→ Provided material:

<<<<

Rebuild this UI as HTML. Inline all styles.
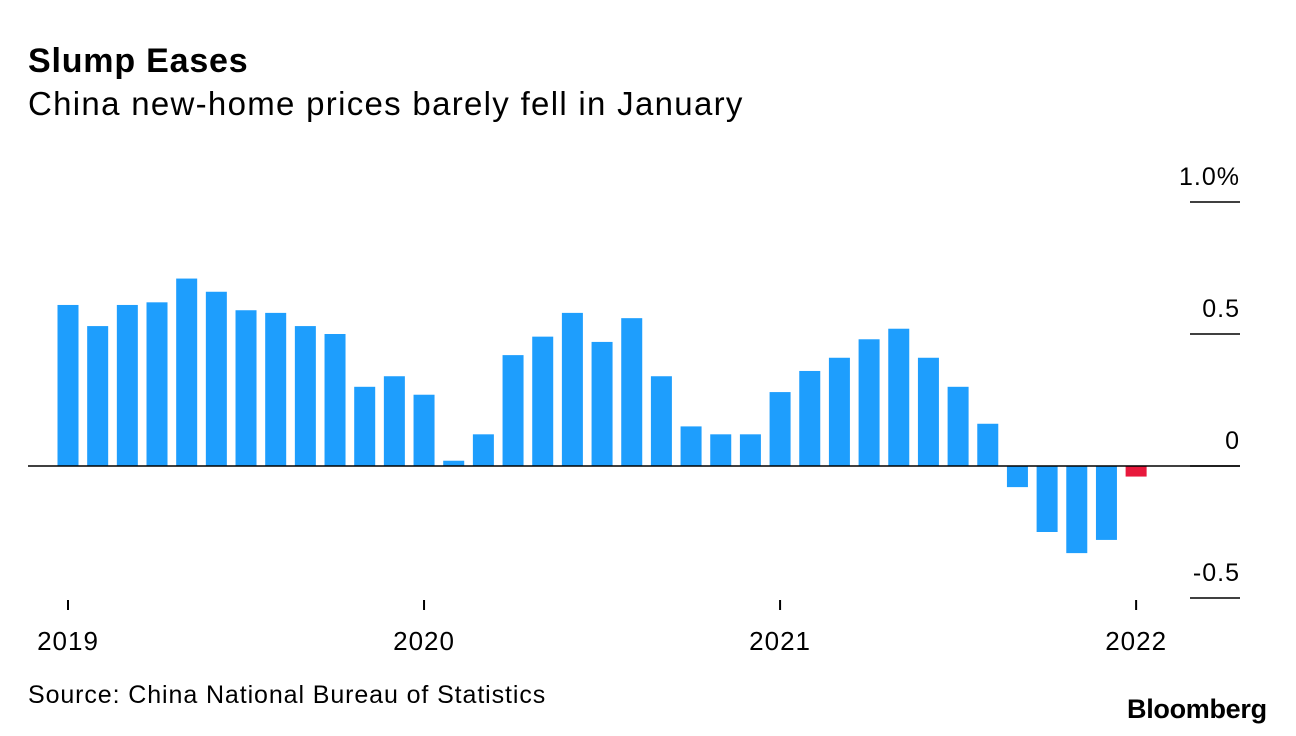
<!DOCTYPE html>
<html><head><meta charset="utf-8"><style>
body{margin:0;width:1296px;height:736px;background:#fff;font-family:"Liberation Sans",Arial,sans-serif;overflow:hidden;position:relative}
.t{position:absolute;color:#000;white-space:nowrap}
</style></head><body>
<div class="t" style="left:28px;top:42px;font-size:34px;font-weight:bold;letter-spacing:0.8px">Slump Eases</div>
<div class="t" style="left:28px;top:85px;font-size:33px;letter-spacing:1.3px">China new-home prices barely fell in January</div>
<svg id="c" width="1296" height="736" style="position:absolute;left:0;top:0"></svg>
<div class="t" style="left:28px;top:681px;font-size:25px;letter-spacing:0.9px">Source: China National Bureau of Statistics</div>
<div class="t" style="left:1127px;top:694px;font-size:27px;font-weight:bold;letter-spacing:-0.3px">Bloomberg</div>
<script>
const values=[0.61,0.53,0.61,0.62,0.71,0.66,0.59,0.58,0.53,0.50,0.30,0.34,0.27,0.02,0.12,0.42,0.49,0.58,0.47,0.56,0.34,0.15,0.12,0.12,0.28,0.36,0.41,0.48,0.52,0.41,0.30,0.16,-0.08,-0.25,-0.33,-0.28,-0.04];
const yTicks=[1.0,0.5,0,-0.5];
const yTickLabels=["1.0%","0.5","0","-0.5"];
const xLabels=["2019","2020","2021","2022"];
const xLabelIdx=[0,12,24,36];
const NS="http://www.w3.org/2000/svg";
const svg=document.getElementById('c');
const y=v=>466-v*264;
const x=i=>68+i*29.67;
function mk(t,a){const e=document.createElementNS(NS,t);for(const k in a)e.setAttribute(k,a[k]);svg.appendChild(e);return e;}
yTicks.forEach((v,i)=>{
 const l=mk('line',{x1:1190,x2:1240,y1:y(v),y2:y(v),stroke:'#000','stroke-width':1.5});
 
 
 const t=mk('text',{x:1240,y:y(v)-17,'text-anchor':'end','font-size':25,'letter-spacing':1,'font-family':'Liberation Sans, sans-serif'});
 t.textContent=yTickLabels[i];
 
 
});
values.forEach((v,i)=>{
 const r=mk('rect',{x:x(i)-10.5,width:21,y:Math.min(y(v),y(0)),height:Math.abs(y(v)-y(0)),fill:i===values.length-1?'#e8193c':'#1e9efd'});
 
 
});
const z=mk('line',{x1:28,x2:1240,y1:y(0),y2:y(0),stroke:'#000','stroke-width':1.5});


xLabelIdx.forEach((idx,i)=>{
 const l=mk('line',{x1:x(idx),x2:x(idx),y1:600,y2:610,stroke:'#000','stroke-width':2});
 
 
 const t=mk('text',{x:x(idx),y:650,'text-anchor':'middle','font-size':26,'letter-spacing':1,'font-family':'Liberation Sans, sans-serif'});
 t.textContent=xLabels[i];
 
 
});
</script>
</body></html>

>>>>

Images in the data above are to be skipped. Retype all other material exactly.

Rebuild this UI as HTML. Inline all styles.
<!DOCTYPE html>
<html><head><meta charset="utf-8"><style>
body{margin:0;width:1296px;height:736px;background:#fff;font-family:"Liberation Sans",Arial,sans-serif;overflow:hidden;position:relative}
.t{position:absolute;color:#000;white-space:nowrap}
</style></head><body>
<div class="t" style="left:28px;top:42px;font-size:34px;font-weight:bold;letter-spacing:0.8px">Slump Eases</div>
<div class="t" style="left:28px;top:85px;font-size:33px;letter-spacing:1.3px">China new-home prices barely fell in January</div>
<svg id="c" width="1296" height="736" style="position:absolute;left:0;top:0"></svg>
<div class="t" style="left:28px;top:681px;font-size:25px;letter-spacing:0.9px">Source: China National Bureau of Statistics</div>
<div class="t" style="left:1127px;top:694px;font-size:27px;font-weight:bold;letter-spacing:-0.3px">Bloomberg</div>
<script>
const values=[0.61,0.53,0.61,0.62,0.71,0.66,0.59,0.58,0.53,0.50,0.30,0.34,0.27,0.02,0.12,0.42,0.49,0.58,0.47,0.56,0.34,0.15,0.12,0.12,0.28,0.36,0.41,0.48,0.52,0.41,0.30,0.16,-0.08,-0.25,-0.33,-0.28,-0.04];
const yTicks=[1.0,0.5,0,-0.5];
const yTickLabels=["1.0%","0.5","0","-0.5"];
const xLabels=["2019","2020","2021","2022"];
const xLabelIdx=[0,12,24,36];
const NS="http://www.w3.org/2000/svg";
const svg=document.getElementById('c');
const y=v=>466-v*264;
const x=i=>68+i*29.67;
function mk(t,a){const e=document.createElementNS(NS,t);for(const k in a)e.setAttribute(k,a[k]);svg.appendChild(e);return e;}
yTicks.forEach((v,i)=>{
 const l=mk('line',{x1:1190,x2:1240,y1:y(v),y2:y(v),stroke:'#000','stroke-width':1.5});
 
 
 const t=mk('text',{x:1240,y:y(v)-17,'text-anchor':'end','font-size':25,'letter-spacing':1,'font-family':'Liberation Sans, sans-serif'});
 t.textContent=yTickLabels[i];
 
 
});
values.forEach((v,i)=>{
 const r=mk('rect',{x:x(i)-10.5,width:21,y:Math.min(y(v),y(0)),height:Math.abs(y(v)-y(0)),fill:i===values.length-1?'#e8193c':'#1e9efd'});
 
 
});
const z=mk('line',{x1:28,x2:1240,y1:y(0),y2:y(0),stroke:'#000','stroke-width':1.5});


xLabelIdx.forEach((idx,i)=>{
 const l=mk('line',{x1:x(idx),x2:x(idx),y1:600,y2:610,stroke:'#000','stroke-width':2});
 
 
 const t=mk('text',{x:x(idx),y:650,'text-anchor':'middle','font-size':26,'letter-spacing':1,'font-family':'Liberation Sans, sans-serif'});
 t.textContent=xLabels[i];
 
 
});
</script>
</body></html>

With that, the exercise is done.